* begin STORED ROWS *

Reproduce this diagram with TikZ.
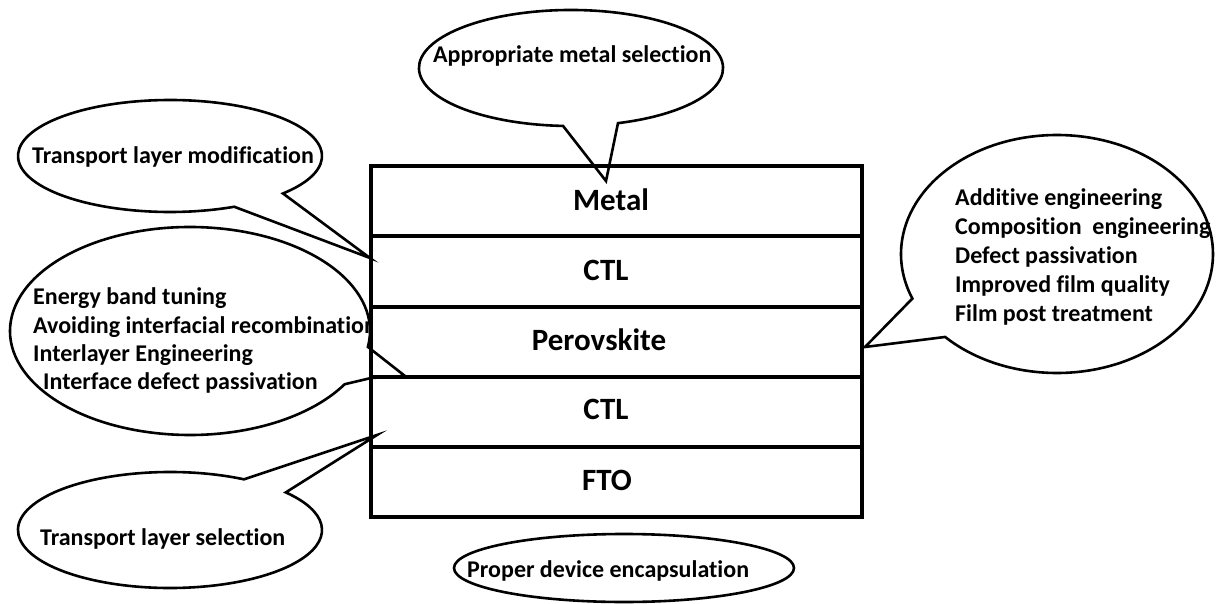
\documentclass[tikz,border=0pt]{standalone}
\usepackage{fontspec}
\setmainfont{Carlito}[RawFeature=-liga]
\begin{document}
\begin{tikzpicture}[x=1pt,y=1pt,
  bubble/.style={draw=black, line width=2.6pt, fill=white, line join=miter},
  layer/.style={draw=black, line width=3.2pt, minimum width=491pt, minimum height=70pt, inner sep=0pt},
  note/.style={font=\fontsize{24}{29}\selectfont\bfseries, anchor=base west, inner sep=0pt},
  lbl/.style={font=\fontsize{31}{37}\selectfont\bfseries, anchor=base, inner sep=0pt}]
\useasboundingbox (0,0) rectangle (1223,-604);

% pointer tips of the speech bubbles
\coordinate (tipMetal) at (606,-181);
\coordinate (tipTop)   at (370,-258);
\coordinate (kink)     at (371,-378);
\coordinate (tipMid)   at (405,-376);
\coordinate (tipLow)   at (377,-435);
\coordinate (tipRight) at (865,-347);

% speech bubbles (elliptic arc closed by a pointer)
\draw[bubble] (571,-68) ++(288:152 and 58)
  arc[start angle=288, end angle=627, x radius=152, y radius=58] -- (tipMetal) -- cycle;
\draw[bubble] (170,-156) ++(318:152 and 56)
  arc[start angle=318, end angle=655, x radius=152, y radius=56] -- (tipTop) -- cycle;
\draw[bubble] (190,-331) ++(-8.8:180 and 104)
  arc[start angle=-8.8, end angle=329.2, x radius=180, y radius=104] -- (kink) -- (tipMid) -- cycle;
\draw[bubble] (170,-530) ++(60.9:152 and 58)
  arc[start angle=60.9, end angle=400.4, x radius=152, y radius=58] -- (tipLow) -- cycle;
\draw[bubble] (1057,-254) ++(224.2:156 and 119)
  arc[start angle=224.2, end angle=562, x radius=156, y radius=119] -- (tipRight) -- cycle;
\draw[bubble] (624,-568) ellipse[x radius=170, y radius=34];

% device stack
\node[layer] (metal) at (616.5,-201) {};
\node[layer] (ctlA)  at (616.5,-271.5) {};
\node[layer] (pvk)   at (616.5,-342) {};
\node[layer] (ctlB)  at (616.5,-412) {};
\node[layer] (fto)   at (616.5,-482) {};

\node[lbl] (metalT) at (611,-211) {Metal};
\node[lbl] (ctlAT)  at (606,-280) {CTL};
\node[lbl] (pvkT)   at (599,-350) {Perovskite};
\node[lbl] (ctlBT)  at (606,-419) {CTL};
\node[lbl] (ftoT)   at (607,-490) {FTO};

% bubble texts
\node[note] (n1) at (433,-63) {Appropriate metal selection};
\node[note] (n2) at (32,-164) {Transport layer modification};
\begin{scope}
  \clip (0,-200) rectangle (369.5,-420);
  \node[note] (n3a) at (33,-304) {Energy band tuning};
  \node[note] (n3b) at (33,-333) {Avoiding interfacial recombination};
  \node[note] (n3c) at (33,-361) {Interlayer Engineering};
  \node[note] (n3d) at (43,-389) {Interface defect passivation};
\end{scope}
\node[note] (n4) at (40,-545) {Transport layer selection};
\node[note] (n5a) at (955,-205) {Additive engineering};
\node[note] (n5b) at (955,-234) {Composition~~engineering};
\node[note] (n5c) at (955,-263) {Defect passivation};
\node[note] (n5d) at (955,-292) {Improved film quality};
\node[note] (n5e) at (955,-321) {Film post treatment};
\node[note] (n6) at (467,-577) {Proper device encapsulation};
\end{tikzpicture}
\end{document}
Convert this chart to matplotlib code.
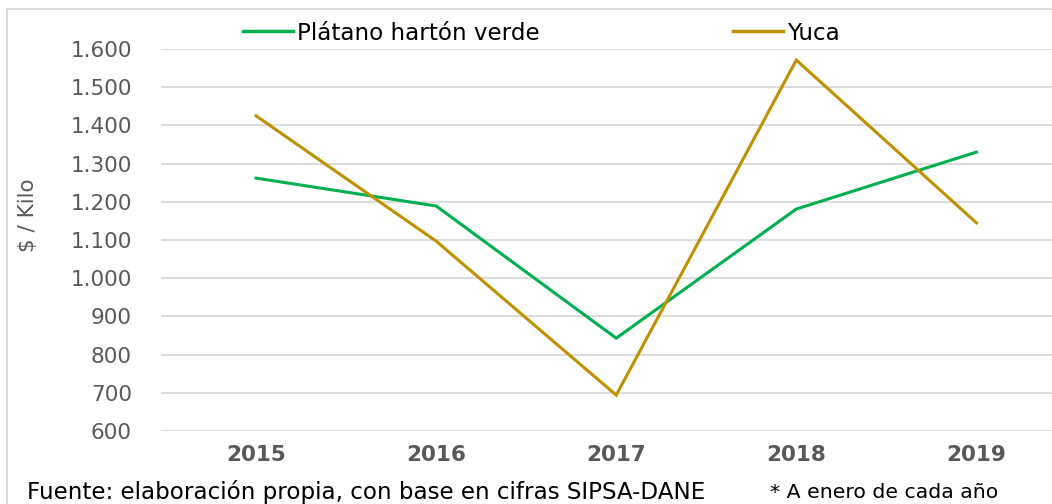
import matplotlib
matplotlib.use("Agg")
import matplotlib.pyplot as plt
from matplotlib.lines import Line2D
from matplotlib.ticker import FuncFormatter

years = ["2015", "2016", "2017", "2018", "2019"]
platano = [1262, 1189, 843, 1181, 1330]
yuca = [1425, 1097, 694, 1571, 1145]
yticks = [600, 700, 800, 900, 1000, 1100, 1200, 1300, 1400, 1500, 1600]

W, H = 1052, 504
plt.rcParams['font.family'] = ['DejaVu Sans']
fig = plt.figure(figsize=(W / 100, H / 100), dpi=100)

FS = 15.5
LFS = 16.6
left, right = 161 / W, 1052 / W
top_px, bot_px = 49, 431
ax = fig.add_axes([left, 1 - bot_px / H, right - left, (bot_px - top_px) / H])

x = list(range(len(years)))
ax.plot(x, platano, color="#00B050", lw=2.2, solid_joinstyle="miter")
ax.plot(x, yuca, color="#BF9000", lw=2.2, solid_joinstyle="miter")

ax.set_ylim(600, 1600)
ax.set_xlim(-0.528, 4.42)
ax.set_yticks(yticks)
ax.yaxis.set_major_formatter(FuncFormatter(lambda v, p: f"{int(v):,}".replace(",", ".")))
ax.set_xticks(x)
ax.set_xticklabels(years, fontweight="bold")
ax.grid(axis="y", color="#D9D9D9", lw=1.3)
ax.set_axisbelow(True)
for s in ax.spines.values():
    s.set_visible(False)
ax.tick_params(axis="y", length=0, pad=21, labelsize=FS, labelcolor="#595959")
ax.tick_params(axis="x", length=0, pad=10, labelsize=FS, labelcolor="#595959")
ax.set_ylabel("$ / Kilo", fontsize=FS, color="#595959")
ax.yaxis.set_label_coords((38 - 161) / (1052 - 161), (431 - 215) / (431 - 49))

fig.legend(handles=[Line2D([], [], color="#00B050", lw=2.5)], labels=["Plátano hartón verde"],
           loc="center left", bbox_to_anchor=(222 / W, 1 - 33 / H), frameon=False,
           fontsize=LFS, handlelength=2.17, handletextpad=0.17)
fig.legend(handles=[Line2D([], [], color="#BF9000", lw=2.5)], labels=["Yuca"],
           loc="center left", bbox_to_anchor=(712 / W, 1 - 33 / H), frameon=False,
           fontsize=LFS, handlelength=2.17, handletextpad=0.17)

fig.add_artist(Line2D([7 / W, 1.0], [1 - 9 / H, 1 - 9 / H], color="#D9D9D9", lw=1.3, transform=fig.transFigure))
fig.add_artist(Line2D([7 / W, 7 / W], [1 - 9 / H, 0], color="#D9D9D9", lw=1.3, transform=fig.transFigure))

fig.text(27 / W, 1 - 492 / H, "Fuente: elaboración propia, con base en cifras SIPSA-DANE",
         fontsize=16.6, va="center", ha="left", color="black")
fig.text(770 / W, 1 - 492 / H, "* A enero de cada año",
         fontsize=14.7, va="center", ha="left", color="black")

fig.savefig("out.png", dpi=100)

* end STORED ROWS *

DESCRIPTION OF THE TASK |
Copy all lines from the material that hold "matplotlib".

TASK RESPONSE |
Convert this chart to matplotlib code.
import matplotlib
matplotlib.use("Agg")
import matplotlib.pyplot as plt
from matplotlib.lines import Line2D
from matplotlib.ticker import FuncFormatter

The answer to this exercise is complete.